Kayıp liboşlar aranıyor!

Kendisine liberal ve aydın...

Kendisine akil, 63'lük ve demokrat...

Kendisine özgürlükçü...

Ve kendisine profesör diyenler.

Mazlumdan yana gözüküp,

Ortak metinlere imza atarak,

Zalimin değirmenine su taşıyanlar.

Neredesiniz?

Neden artık "Gölbaşı'nda, Abant'lar da" toplanmıyorsunuz?

Ne oldu size?

Dilinizi mi yuttunuz?

*

Hatırlıyorum da.

Söze "açılım, çözüm, barış" diye başlayıp,

Sürekli "ileri demokrasiden" bahsedip,

"İnsan hakları" lafını dilinizden hiç düşürmüyordunuz.

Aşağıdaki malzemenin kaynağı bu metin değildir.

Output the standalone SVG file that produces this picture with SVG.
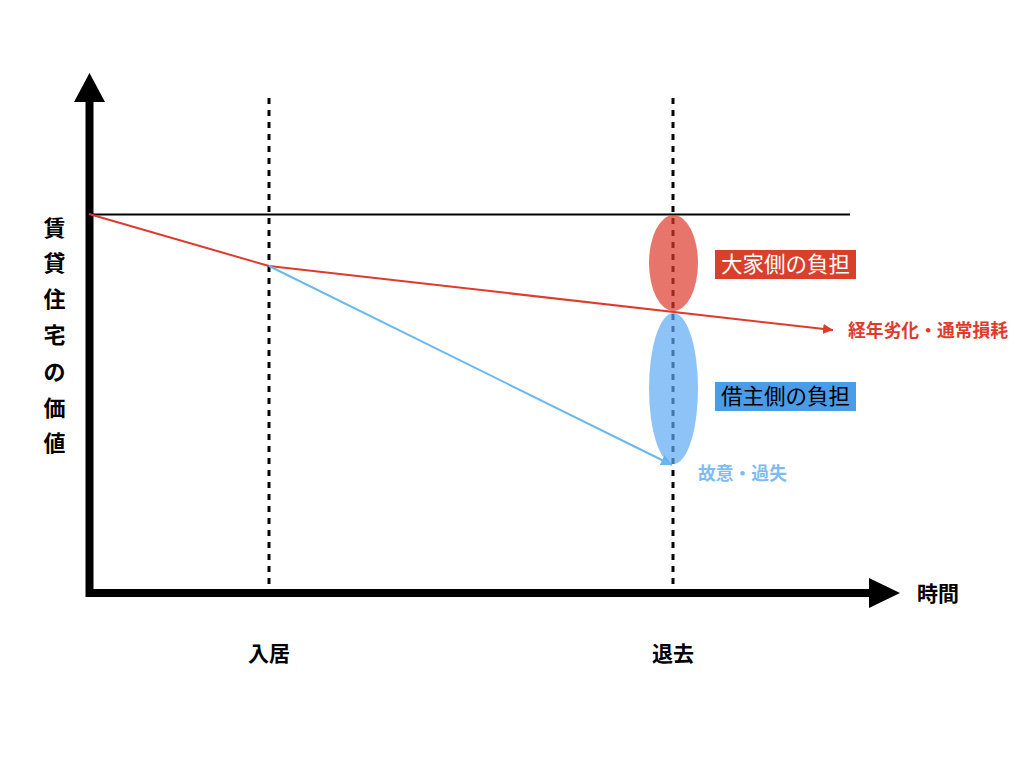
<svg xmlns="http://www.w3.org/2000/svg" width="1024" height="768" viewBox="0 0 1024 768">
<style>
.jp{font-family:"Noto Sans CJK JP","Noto Sans CJK SC",sans-serif;}
.b{font-weight:bold;}
.dash{stroke:#000;stroke-width:3;stroke-dasharray:6 6;fill:none;}
.axis{stroke:#000;stroke-width:8;fill:none;}
</style>
<defs>
<marker id="ar" viewBox="0 0 10 10" refX="10" refY="5" markerWidth="10" markerHeight="10" markerUnits="userSpaceOnUse" orient="auto">
<path d="M0,0 L10,5 L0,10 z" fill="#de3b2c"/>
</marker>
<marker id="ab" viewBox="0 0 10 10" refX="10" refY="5" markerWidth="11" markerHeight="11" markerUnits="userSpaceOnUse" orient="auto">
<path d="M0,0 L10,5 L0,10 z" fill="#6ab8f0"/>
</marker>
</defs>
<rect width="1024" height="768" fill="#fff"/>
<g id="axes">
<path class="axis" d="M89.5,100 V593 H872"/>
<path d="M74,102 L89.5,73 L105,102 z" fill="#000"/>
<path d="M869,578 L900,593 L869,608 z" fill="#000"/>
</g>
<g id="guides">
<line class="dash" x1="269" y1="98" x2="269" y2="592"/>
<line class="dash" x1="673" y1="98" x2="673" y2="592"/>
<line x1="89" y1="214.5" x2="850" y2="214.5" stroke="#000" stroke-width="2"/>
</g>
<g id="connectors">
<polyline points="89,214 269,266 833,330" fill="none" stroke="#de3b2c" stroke-width="2" marker-end="url(#ar)"/>
<line x1="269" y1="266" x2="672" y2="465" stroke="#6ab8f0" stroke-width="2" marker-end="url(#ab)"/>
</g>
<g id="owner-burden">
<ellipse cx="673.5" cy="263" rx="24.5" ry="48" fill="#de3b2c" fill-opacity="0.7"/>
<rect x="715" y="250" width="141" height="29" fill="#d9402b"/>
<text class="jp" x="785.5" y="272" font-size="21.5" fill="#fff" text-anchor="middle">大家側の負担</text>
</g>
<g id="tenant-burden">
<ellipse cx="673.5" cy="388.5" rx="24.5" ry="75.5" fill="#5ea9f4" fill-opacity="0.7"/>
<rect x="715" y="382" width="141" height="29" fill="#4a9be8"/>
<text class="jp" x="785.5" y="404" font-size="21.5" fill="#000" text-anchor="middle">借主側の負担</text>
</g>
<g id="label-wear">
<text class="jp b" x="848" y="337" font-size="17.8" fill="#de3b2c">経年劣化・通常損耗</text>
</g>
<g id="label-fault">
<text class="jp b" x="698" y="480" font-size="17.8" fill="#7ebcf0">故意・過失</text>
</g>
<g id="y-label" class="jp b" font-size="22" fill="#000" text-anchor="middle">
<text x="54.5" y="236">賃</text>
<text x="54.5" y="271">貸</text>
<text x="54.5" y="307">住</text>
<text x="54.5" y="343">宅</text>
<text x="54.5" y="380">の</text>
<text x="54.5" y="416">価</text>
<text x="54.5" y="451">値</text>
</g>
<g id="x-label">
<text class="jp b" x="938" y="601" font-size="21" fill="#000" text-anchor="middle">時間</text>
</g>
<g id="tick-labels" class="jp b" font-size="21" fill="#000" text-anchor="middle">
<text x="269" y="661">入居</text>
<text x="673" y="661">退去</text>
</g>
</svg>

Oysa şimdilerde çıtınız bile çıkmıyor,

Yoksa tekmili birden hepiniz "lal" mı oldunuz?

Hatırlıyorum da iki lafınızdan birisi "çatışmasızlık"...

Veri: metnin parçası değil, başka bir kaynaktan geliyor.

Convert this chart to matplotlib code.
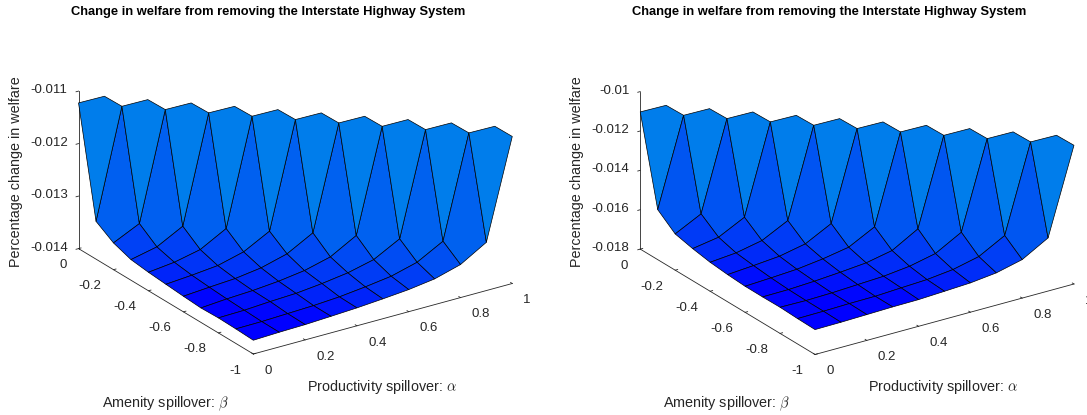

Her cümlenin başı "sağduyu ve ortak akıl" diye başlıyordu.

Bol keseden fikir sallayıp,

Önünüze gelene akıl veriyordunuz.

Gerçekten şimdi hangi deliktesiniz?

*

PKK hala kurşun atıp çocuk öldürüyor...

PKK hala mayın döşeyip askerimizi katlediyor...

PKK hala bomba döşeyip Hükümet konağında Kaymakamımızı şehit ediyor.

Size soruyorum dut yemiş bülbüller size?

Hani nerede sizin her şeye maydanoz söylemleriniz?

PKK'lı teröristlerin bombalı saldırısı sonucu Diyarbakır da 4 çocuğumuz yaşamını yitirirken,

Mardin'in Derik İlçesi'nde Kaymakam Muhammed Fatih Safitürk şehit edildi,

Neden bu kadar derin bir sessizliğe büründünüz?

*

Ne oldu?

Nerede sizin çatışmasızlığınız?

Devlete karşı "isyan" ayaklanması yapanlara,

Milletine karşı "iç savaş" ortamı hazırlayanlara,

Askere, Polise, Savcıya, Öğretmene, Doktora karşı...

"İnsanlıktan çıkmış" sözde bu insan hakkı koruyucularına söyleyecek sözünüz yok mu?

Emin olun sizleri ne tarih,

Ne vicdanlar,

Ne de başta Kürt kardeşlerimiz olmak üzere,

Bu millet affetmeyecek.

*

Sizler son on yıldır,

Kimi zaman "itaatsizlik toplantıları" yapan...

Kimi zaman "alternatif Cuma namazları" kılan...

Kimi zaman da "demokratik çözüm çadırları" kurup,

Gündüz külahlı, gece silahlı dolaşan bu canileri,

Bizlere hayır kurumu gibi pazarladınız.

Şimdi siz çıkarları için öpmedik etek,

Yapmadık ikiyüzlülük bırakmayan "kayıp liboşlara" soruyorum;

Kan akıtmanın uyuşturucu gibi bağımlısı olmuş bu cürufun,

Elindeki kanı hangi su temizler?

Ya da masum insanların vebali derilerine işlemiş bu katilleri hangi tövbe arındırır?

Demem o ki; Bu batağa düşenlerde, destekleyenler de,

Eninde sonunda kendi kanında boğulacaklardır.